Other personalities were prominent faces in the revolution. Still, their opposition to the Sisi regime pushed them into prisons, led by the two Muslim Brotherhood leaders Muhammad al-Beltagy and Osama Yassin, the left-wing Ziyad al-Alimi and Shadi al-Ghazali Harb, and the prominent activist Muhammad al-Qassas. Other faces left the country after the military coup for fear of oppression, most notably Islam Lotfi, Muhammad Abbas, Khaled al-Sayed, and Abdel Rahman Fares.

On the other hand, Mubarak’s symbols reappeared on the scene, whether through official and public activities or military funerals. Hosni Mubarak ruled Egypt for nearly 30 years and went to prison after pressure and demonstrations against the military council. As for his son Gamal, who reached the top of the ruling party in the country and was described as the heir to the ruling regime in Egypt and was one of the most important causes of the revolution against his father’s regime, he was acquitted of all the charges against him without any conviction. Gamal appears in public events, from time to time.
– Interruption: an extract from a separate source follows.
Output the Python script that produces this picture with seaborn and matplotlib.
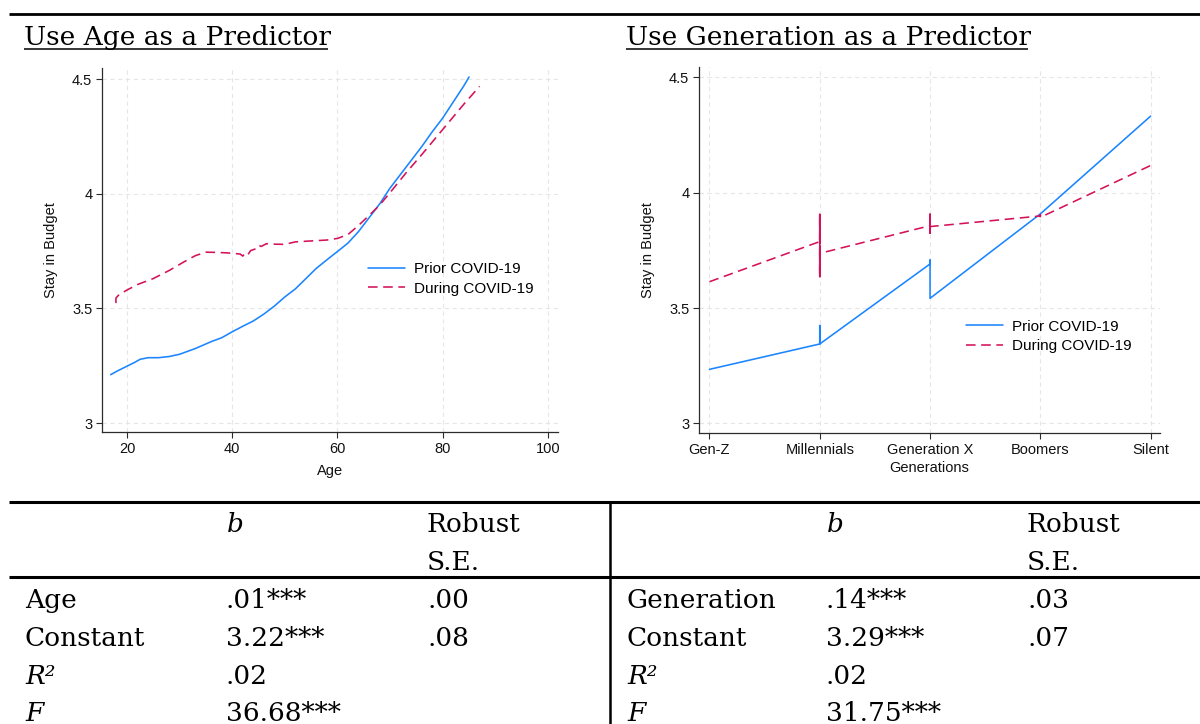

As for Safwat al-Sharif, who was known to be close to Mubarak and presided over many senior positions, he was also acquitted from several cases and returned to the fore for the last time after announcing his death a few days ago, after his health deteriorated. Another well-known leader, Muhammad Abu Al-Enein, a member of the dissolved National Party’s policy committee, returned to the square to be an agent of parliament. As for Zakaria Azmy, head of the Presidential Office during the Mubarak era, he obtained an acquittal judgment. He recently appeared during an election conference for his brother’s son in the recent parliamentary elections. Ahmed Ezz, secretary of the organisation and a member of the policies committee in Mubarak’s party, and Habib Al-Adly Mubarak’s interior minister, obtained acquittals and lived their lives without any threat.